— begin DATASET CONTENT —
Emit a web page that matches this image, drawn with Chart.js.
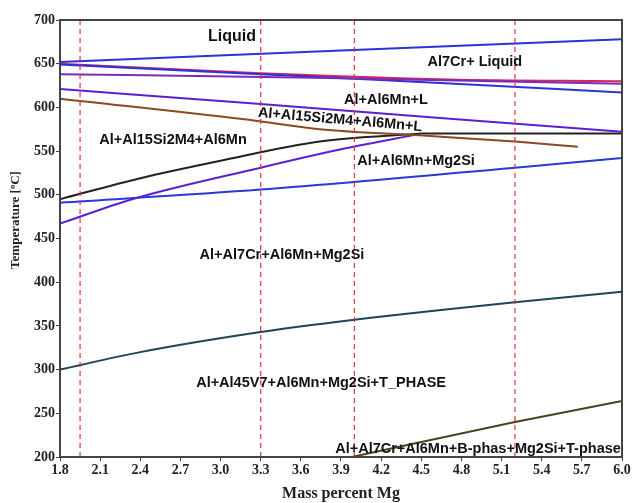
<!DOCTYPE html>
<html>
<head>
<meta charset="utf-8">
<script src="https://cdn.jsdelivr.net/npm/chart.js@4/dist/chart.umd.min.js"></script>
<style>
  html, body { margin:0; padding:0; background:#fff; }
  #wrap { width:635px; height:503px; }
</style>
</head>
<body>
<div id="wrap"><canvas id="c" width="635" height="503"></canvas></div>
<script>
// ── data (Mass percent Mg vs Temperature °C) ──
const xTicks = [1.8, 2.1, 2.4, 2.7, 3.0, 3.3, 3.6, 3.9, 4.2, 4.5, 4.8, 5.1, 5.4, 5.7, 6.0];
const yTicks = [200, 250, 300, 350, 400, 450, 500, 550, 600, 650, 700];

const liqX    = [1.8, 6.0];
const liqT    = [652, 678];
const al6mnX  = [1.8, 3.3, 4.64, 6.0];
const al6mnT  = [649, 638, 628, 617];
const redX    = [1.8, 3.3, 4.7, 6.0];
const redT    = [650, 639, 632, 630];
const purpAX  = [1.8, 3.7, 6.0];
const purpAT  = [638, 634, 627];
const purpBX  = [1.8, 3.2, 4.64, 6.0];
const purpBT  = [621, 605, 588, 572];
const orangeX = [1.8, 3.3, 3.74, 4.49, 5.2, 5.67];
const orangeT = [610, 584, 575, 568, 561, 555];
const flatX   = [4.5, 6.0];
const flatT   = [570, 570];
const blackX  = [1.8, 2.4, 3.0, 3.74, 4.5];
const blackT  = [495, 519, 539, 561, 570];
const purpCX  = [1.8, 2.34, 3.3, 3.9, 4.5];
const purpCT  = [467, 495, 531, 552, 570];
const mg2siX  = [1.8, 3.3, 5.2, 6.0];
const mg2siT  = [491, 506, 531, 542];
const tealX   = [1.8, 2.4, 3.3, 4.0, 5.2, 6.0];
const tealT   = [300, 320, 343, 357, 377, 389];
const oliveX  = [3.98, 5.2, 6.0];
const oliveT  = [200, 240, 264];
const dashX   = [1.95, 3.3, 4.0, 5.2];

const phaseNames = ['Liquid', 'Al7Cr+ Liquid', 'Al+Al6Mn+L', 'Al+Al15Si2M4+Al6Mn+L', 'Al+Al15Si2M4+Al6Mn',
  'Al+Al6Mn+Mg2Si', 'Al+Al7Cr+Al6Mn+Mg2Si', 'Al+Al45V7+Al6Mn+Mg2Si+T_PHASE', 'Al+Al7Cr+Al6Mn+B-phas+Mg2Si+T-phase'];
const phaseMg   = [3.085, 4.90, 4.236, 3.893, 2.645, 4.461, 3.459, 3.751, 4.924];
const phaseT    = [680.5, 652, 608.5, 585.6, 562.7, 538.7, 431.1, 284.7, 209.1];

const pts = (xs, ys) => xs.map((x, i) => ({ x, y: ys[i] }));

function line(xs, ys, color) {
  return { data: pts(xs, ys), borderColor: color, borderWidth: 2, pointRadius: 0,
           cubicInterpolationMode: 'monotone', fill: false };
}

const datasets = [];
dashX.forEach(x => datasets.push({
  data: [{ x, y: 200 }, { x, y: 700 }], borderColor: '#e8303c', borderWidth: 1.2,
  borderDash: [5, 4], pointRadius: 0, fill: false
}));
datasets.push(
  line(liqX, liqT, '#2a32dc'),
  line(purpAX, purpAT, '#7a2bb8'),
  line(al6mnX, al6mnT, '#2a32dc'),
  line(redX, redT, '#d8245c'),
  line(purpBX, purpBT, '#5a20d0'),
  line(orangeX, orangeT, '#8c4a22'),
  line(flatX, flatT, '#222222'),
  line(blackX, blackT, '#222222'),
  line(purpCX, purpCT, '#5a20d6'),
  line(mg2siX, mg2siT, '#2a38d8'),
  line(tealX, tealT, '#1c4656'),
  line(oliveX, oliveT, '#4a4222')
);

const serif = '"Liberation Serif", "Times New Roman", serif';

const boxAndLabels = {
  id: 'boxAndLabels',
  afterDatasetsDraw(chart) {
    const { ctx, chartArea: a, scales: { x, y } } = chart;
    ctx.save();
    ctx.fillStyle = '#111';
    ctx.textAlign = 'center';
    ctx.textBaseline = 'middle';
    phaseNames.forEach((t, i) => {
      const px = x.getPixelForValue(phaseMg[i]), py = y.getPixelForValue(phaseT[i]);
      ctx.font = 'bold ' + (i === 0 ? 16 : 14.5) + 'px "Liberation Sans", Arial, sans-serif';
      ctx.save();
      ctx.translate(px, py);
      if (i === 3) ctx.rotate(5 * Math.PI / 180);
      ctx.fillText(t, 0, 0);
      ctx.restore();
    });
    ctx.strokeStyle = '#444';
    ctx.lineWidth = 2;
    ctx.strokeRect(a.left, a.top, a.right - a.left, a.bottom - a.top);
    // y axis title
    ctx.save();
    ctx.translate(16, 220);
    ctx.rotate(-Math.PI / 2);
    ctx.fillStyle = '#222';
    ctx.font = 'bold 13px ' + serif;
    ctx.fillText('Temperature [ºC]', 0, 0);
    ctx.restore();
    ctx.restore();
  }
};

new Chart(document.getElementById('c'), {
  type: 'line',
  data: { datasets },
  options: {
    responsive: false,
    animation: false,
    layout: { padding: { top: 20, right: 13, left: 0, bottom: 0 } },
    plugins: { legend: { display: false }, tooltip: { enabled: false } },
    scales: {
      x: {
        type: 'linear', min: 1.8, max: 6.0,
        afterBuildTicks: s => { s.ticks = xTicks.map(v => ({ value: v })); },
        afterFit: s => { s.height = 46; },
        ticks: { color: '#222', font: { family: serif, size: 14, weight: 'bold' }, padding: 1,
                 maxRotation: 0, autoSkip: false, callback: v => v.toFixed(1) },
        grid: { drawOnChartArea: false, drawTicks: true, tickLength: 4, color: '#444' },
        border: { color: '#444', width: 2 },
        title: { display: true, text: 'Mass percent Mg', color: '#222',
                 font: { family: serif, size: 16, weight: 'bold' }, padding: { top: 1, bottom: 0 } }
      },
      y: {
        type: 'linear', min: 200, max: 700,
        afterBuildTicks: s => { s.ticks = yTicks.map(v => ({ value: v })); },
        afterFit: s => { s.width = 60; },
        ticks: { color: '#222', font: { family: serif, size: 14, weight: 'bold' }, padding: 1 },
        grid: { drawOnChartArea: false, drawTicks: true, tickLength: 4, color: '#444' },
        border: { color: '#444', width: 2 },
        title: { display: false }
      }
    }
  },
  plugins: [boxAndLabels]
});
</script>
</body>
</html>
— end DATASET CONTENT —
● WRITTEN TASK: Reproduce the data above word for word from its first line through the line that holds "600, 650, 700];", both ends included; skip pictures.

● EXERCISE RESULT:
Emit a web page that matches this image, drawn with Chart.js.
<!DOCTYPE html>
<html>
<head>
<meta charset="utf-8">
<script src="https://cdn.jsdelivr.net/npm/chart.js@4/dist/chart.umd.min.js"></script>
<style>
  html, body { margin:0; padding:0; background:#fff; }
  #wrap { width:635px; height:503px; }
</style>
</head>
<body>
<div id="wrap"><canvas id="c" width="635" height="503"></canvas></div>
<script>
// ── data (Mass percent Mg vs Temperature °C) ──
const xTicks = [1.8, 2.1, 2.4, 2.7, 3.0, 3.3, 3.6, 3.9, 4.2, 4.5, 4.8, 5.1, 5.4, 5.7, 6.0];
const yTicks = [200, 250, 300, 350, 400, 450, 500, 550, 600, 650, 700];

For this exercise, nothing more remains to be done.